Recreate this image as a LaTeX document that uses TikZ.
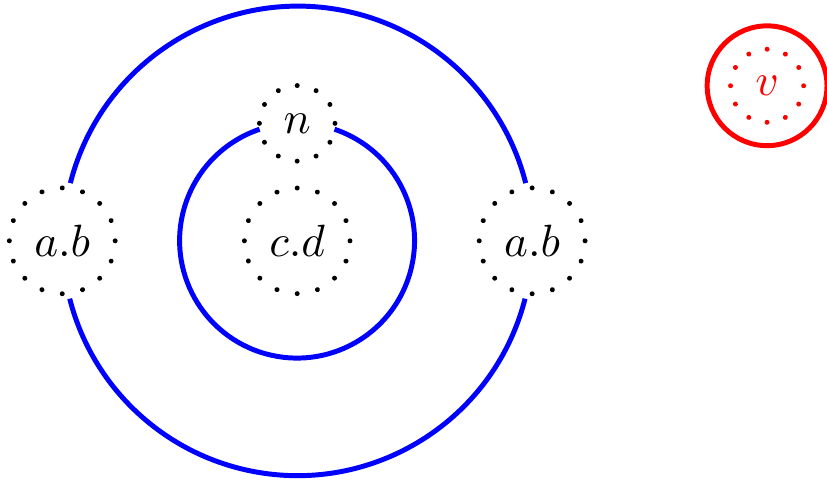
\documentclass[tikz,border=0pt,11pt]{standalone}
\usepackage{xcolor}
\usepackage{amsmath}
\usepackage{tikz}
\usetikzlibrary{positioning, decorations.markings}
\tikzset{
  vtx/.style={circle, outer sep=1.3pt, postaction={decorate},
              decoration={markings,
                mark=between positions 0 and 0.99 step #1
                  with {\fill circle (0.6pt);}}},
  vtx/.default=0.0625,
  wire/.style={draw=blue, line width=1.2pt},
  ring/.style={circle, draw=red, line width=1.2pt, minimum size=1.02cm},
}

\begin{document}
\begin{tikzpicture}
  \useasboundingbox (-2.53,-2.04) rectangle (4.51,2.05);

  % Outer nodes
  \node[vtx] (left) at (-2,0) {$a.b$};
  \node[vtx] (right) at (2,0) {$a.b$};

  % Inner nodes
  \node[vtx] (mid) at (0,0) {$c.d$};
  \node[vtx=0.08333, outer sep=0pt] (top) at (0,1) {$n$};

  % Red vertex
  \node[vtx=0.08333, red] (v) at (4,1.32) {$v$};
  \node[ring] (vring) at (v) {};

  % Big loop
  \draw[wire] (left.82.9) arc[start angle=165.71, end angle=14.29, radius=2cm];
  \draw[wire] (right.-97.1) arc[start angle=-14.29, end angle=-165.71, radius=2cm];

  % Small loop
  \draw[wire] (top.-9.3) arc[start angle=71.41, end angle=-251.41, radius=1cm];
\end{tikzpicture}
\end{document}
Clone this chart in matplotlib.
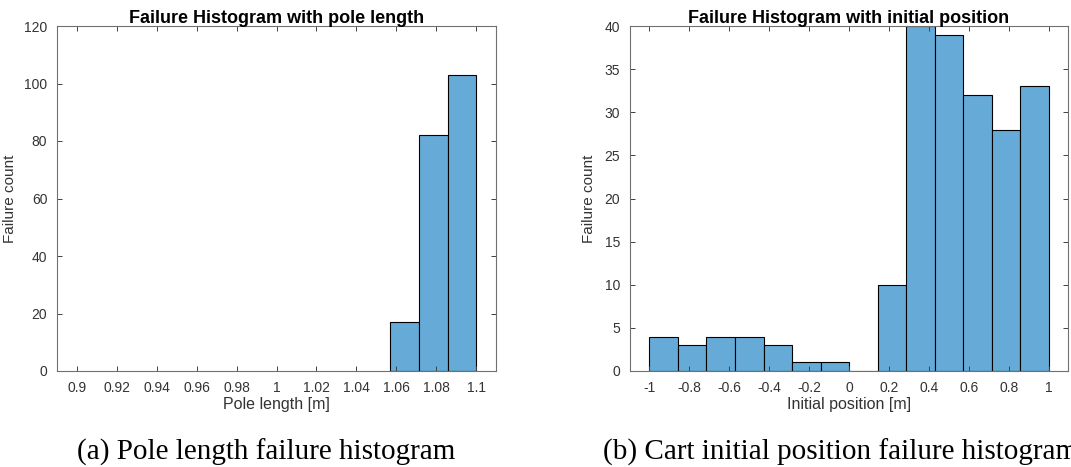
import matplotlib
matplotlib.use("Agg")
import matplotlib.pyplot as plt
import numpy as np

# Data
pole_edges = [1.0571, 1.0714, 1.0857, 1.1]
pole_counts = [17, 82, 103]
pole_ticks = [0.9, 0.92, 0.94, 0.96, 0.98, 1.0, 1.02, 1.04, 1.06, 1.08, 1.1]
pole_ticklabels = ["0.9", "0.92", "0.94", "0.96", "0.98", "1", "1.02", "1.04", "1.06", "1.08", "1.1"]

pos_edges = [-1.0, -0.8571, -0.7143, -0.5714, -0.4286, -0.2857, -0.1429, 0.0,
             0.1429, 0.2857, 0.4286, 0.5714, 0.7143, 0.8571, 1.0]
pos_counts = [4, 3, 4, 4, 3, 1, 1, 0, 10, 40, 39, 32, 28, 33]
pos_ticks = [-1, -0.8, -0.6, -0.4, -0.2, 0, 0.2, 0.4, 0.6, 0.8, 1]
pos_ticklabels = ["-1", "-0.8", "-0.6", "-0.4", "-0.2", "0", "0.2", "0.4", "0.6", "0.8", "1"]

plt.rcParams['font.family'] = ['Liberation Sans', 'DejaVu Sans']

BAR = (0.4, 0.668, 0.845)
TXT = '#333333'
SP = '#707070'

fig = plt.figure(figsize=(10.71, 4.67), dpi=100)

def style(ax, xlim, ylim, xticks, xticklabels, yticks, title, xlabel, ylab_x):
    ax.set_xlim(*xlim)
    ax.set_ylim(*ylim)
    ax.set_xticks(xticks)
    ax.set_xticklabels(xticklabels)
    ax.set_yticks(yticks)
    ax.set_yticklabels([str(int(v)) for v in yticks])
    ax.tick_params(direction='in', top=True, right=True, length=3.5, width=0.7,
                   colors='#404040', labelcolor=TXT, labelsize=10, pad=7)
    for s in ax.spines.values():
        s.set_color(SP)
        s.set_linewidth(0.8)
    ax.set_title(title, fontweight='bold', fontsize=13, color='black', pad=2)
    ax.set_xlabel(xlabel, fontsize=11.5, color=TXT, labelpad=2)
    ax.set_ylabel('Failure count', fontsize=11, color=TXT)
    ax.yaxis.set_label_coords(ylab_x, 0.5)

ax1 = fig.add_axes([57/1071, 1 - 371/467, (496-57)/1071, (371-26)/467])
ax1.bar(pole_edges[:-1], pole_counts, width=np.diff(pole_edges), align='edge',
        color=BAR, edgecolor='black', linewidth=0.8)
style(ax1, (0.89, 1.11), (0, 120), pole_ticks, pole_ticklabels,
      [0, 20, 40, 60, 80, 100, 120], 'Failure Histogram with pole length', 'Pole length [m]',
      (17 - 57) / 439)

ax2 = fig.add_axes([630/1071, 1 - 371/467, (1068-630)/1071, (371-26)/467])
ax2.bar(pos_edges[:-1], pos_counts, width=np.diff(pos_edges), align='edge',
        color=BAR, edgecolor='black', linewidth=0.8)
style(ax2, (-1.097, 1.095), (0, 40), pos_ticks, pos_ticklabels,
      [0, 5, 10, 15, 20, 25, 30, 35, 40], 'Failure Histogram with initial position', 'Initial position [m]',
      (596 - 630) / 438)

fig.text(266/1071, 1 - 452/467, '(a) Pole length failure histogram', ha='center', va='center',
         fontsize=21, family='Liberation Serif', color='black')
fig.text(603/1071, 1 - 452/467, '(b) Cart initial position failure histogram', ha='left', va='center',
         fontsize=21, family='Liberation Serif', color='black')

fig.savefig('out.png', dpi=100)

> [What you are asked to do]
Your copy should hold every record word for word and none of the pictures.

> [Output below]
Recreate this image as a LaTeX document that uses TikZ.
\documentclass[tikz,border=0pt,11pt]{standalone}
\usepackage{xcolor}
\usepackage{amsmath}
\usepackage{tikz}
\usetikzlibrary{positioning, decorations.markings}
\tikzset{
  vtx/.style={circle, outer sep=1.3pt, postaction={decorate},
              decoration={markings,
                mark=between positions 0 and 0.99 step #1
                  with {\fill circle (0.6pt);}}},
  vtx/.default=0.0625,
  wire/.style={draw=blue, line width=1.2pt},
  ring/.style={circle, draw=red, line width=1.2pt, minimum size=1.02cm},
}

\begin{document}
\begin{tikzpicture}
  \useasboundingbox (-2.53,-2.04) rectangle (4.51,2.05);

  % Outer nodes
  \node[vtx] (left) at (-2,0) {$a.b$};
  \node[vtx] (right) at (2,0) {$a.b$};

  % Inner nodes
  \node[vtx] (mid) at (0,0) {$c.d$};
  \node[vtx=0.08333, outer sep=0pt] (top) at (0,1) {$n$};

  % Red vertex
  \node[vtx=0.08333, red] (v) at (4,1.32) {$v$};
  \node[ring] (vring) at (v) {};

  % Big loop
  \draw[wire] (left.82.9) arc[start angle=165.71, end angle=14.29, radius=2cm];
  \draw[wire] (right.-97.1) arc[start angle=-14.29, end angle=-165.71, radius=2cm];

  % Small loop
  \draw[wire] (top.-9.3) arc[start angle=71.41, end angle=-251.41, radius=1cm];
\end{tikzpicture}
\end{document}
Clone this chart in matplotlib.
import matplotlib
matplotlib.use("Agg")
import matplotlib.pyplot as plt
import numpy as np

# Data
pole_edges = [1.0571, 1.0714, 1.0857, 1.1]
pole_counts = [17, 82, 103]
pole_ticks = [0.9, 0.92, 0.94, 0.96, 0.98, 1.0, 1.02, 1.04, 1.06, 1.08, 1.1]
pole_ticklabels = ["0.9", "0.92", "0.94", "0.96", "0.98", "1", "1.02", "1.04", "1.06", "1.08", "1.1"]

pos_edges = [-1.0, -0.8571, -0.7143, -0.5714, -0.4286, -0.2857, -0.1429, 0.0,
             0.1429, 0.2857, 0.4286, 0.5714, 0.7143, 0.8571, 1.0]
pos_counts = [4, 3, 4, 4, 3, 1, 1, 0, 10, 40, 39, 32, 28, 33]
pos_ticks = [-1, -0.8, -0.6, -0.4, -0.2, 0, 0.2, 0.4, 0.6, 0.8, 1]
pos_ticklabels = ["-1", "-0.8", "-0.6", "-0.4", "-0.2", "0", "0.2", "0.4", "0.6", "0.8", "1"]

plt.rcParams['font.family'] = ['Liberation Sans', 'DejaVu Sans']

BAR = (0.4, 0.668, 0.845)
TXT = '#333333'
SP = '#707070'

fig = plt.figure(figsize=(10.71, 4.67), dpi=100)

def style(ax, xlim, ylim, xticks, xticklabels, yticks, title, xlabel, ylab_x):
    ax.set_xlim(*xlim)
    ax.set_ylim(*ylim)
    ax.set_xticks(xticks)
    ax.set_xticklabels(xticklabels)
    ax.set_yticks(yticks)
    ax.set_yticklabels([str(int(v)) for v in yticks])
    ax.tick_params(direction='in', top=True, right=True, length=3.5, width=0.7,
                   colors='#404040', labelcolor=TXT, labelsize=10, pad=7)
    for s in ax.spines.values():
        s.set_color(SP)
        s.set_linewidth(0.8)
    ax.set_title(title, fontweight='bold', fontsize=13, color='black', pad=2)
    ax.set_xlabel(xlabel, fontsize=11.5, color=TXT, labelpad=2)
    ax.set_ylabel('Failure count', fontsize=11, color=TXT)
    ax.yaxis.set_label_coords(ylab_x, 0.5)

ax1 = fig.add_axes([57/1071, 1 - 371/467, (496-57)/1071, (371-26)/467])
ax1.bar(pole_edges[:-1], pole_counts, width=np.diff(pole_edges), align='edge',
        color=BAR, edgecolor='black', linewidth=0.8)
style(ax1, (0.89, 1.11), (0, 120), pole_ticks, pole_ticklabels,
      [0, 20, 40, 60, 80, 100, 120], 'Failure Histogram with pole length', 'Pole length [m]',
      (17 - 57) / 439)

ax2 = fig.add_axes([630/1071, 1 - 371/467, (1068-630)/1071, (371-26)/467])
ax2.bar(pos_edges[:-1], pos_counts, width=np.diff(pos_edges), align='edge',
        color=BAR, edgecolor='black', linewidth=0.8)
style(ax2, (-1.097, 1.095), (0, 40), pos_ticks, pos_ticklabels,
      [0, 5, 10, 15, 20, 25, 30, 35, 40], 'Failure Histogram with initial position', 'Initial position [m]',
      (596 - 630) / 438)

fig.text(266/1071, 1 - 452/467, '(a) Pole length failure histogram', ha='center', va='center',
         fontsize=21, family='Liberation Serif', color='black')
fig.text(603/1071, 1 - 452/467, '(b) Cart initial position failure histogram', ha='left', va='center',
         fontsize=21, family='Liberation Serif', color='black')

fig.savefig('out.png', dpi=100)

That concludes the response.